"Solitude is fine but you need someone to tell that solitude is fine."
Honoré de Balzac
Let me establish my pedigree on the topic of playing games by myself; it is a legacy handed to me from my very own father.
My father had the kind of childhood that would inspire jealously in any well-adjusted aspiring comedian. It's often best when hearing about this kind of childhood to breathlessly say 'ha ha what' in a careful neutral tone. That said, it's not really my story to tell.
(Except, okay, just this one bit: when my father was in military school they would have snowball fights except instead of snowballs they used rocks and there wasn't any snow.)
But also, it's the kind of childhood that left him with a lot of free time on his hands and not always a surfeit of friends with which to take advantage of that free time.
(My father once wistfully reminisced to me about how he'd play football behind his parents' property. If you ran hard enough and recklessly enough, clipping off a tree was very much like being tackled by someone)
I don't know if I'd have had the creativity to figure out how get beat up by trees rather than people. But then my father is an intelligent and successful man with his own business and (presumably, by now) friends, while I have this blog so what the fuck do I know.
It didn't stop there, though. In Avalon Hill's World War 2 boardgames--Jutland & PanzerBlitz, among others--my father found a way for dead trees to also brutalize him.
This is the lineage from which I descend, this is the inheritance I have been given. Some nights I wake up in a cold sweat, my heart pounding as I try to squash the urge to hurl myself face-first into a nearby oak.
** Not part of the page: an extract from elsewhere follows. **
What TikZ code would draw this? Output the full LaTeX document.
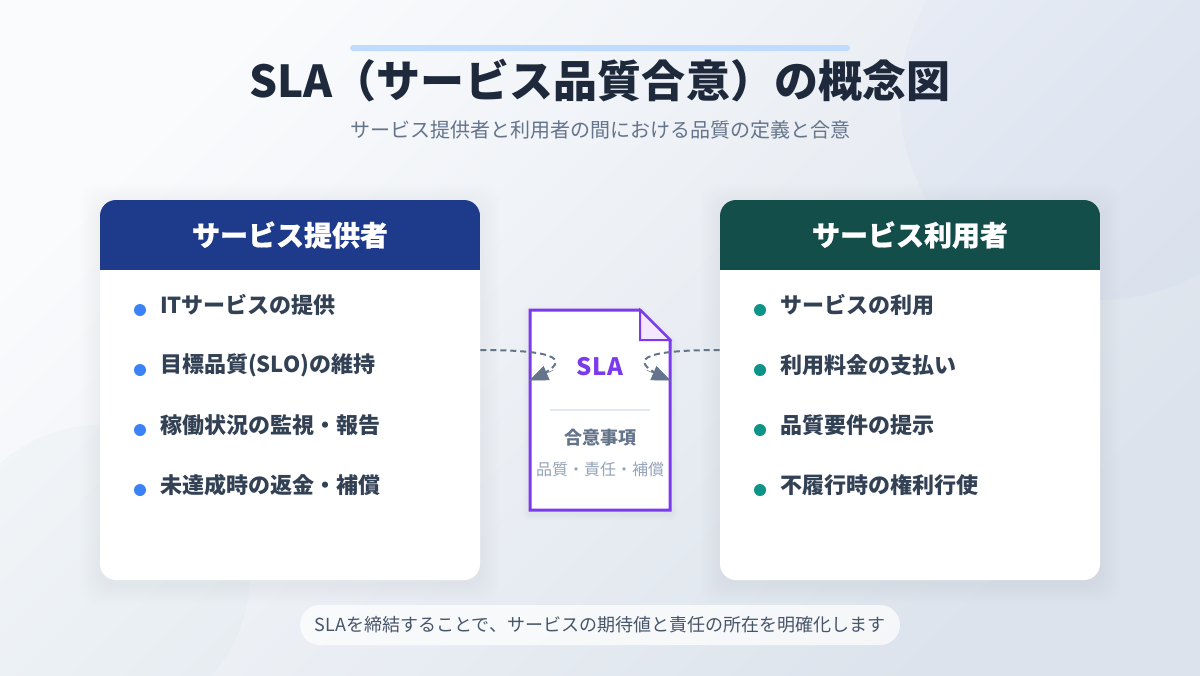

Anyway, if you've been to my Twitter (you should go make that mistake) you've undoubtedly seen the occasional battle-report (for example, Captain Finlay Stuart's naval adventures). Maybe you've seen me champion one of my favorite RPGs, Ironsworn by Shawn Tomkin. Maybe you've seen me and my friend Eric play a homebrew Fantasy Classic Mediterranean version of it, The Wine Sea Sagas as a GMless cooperative game.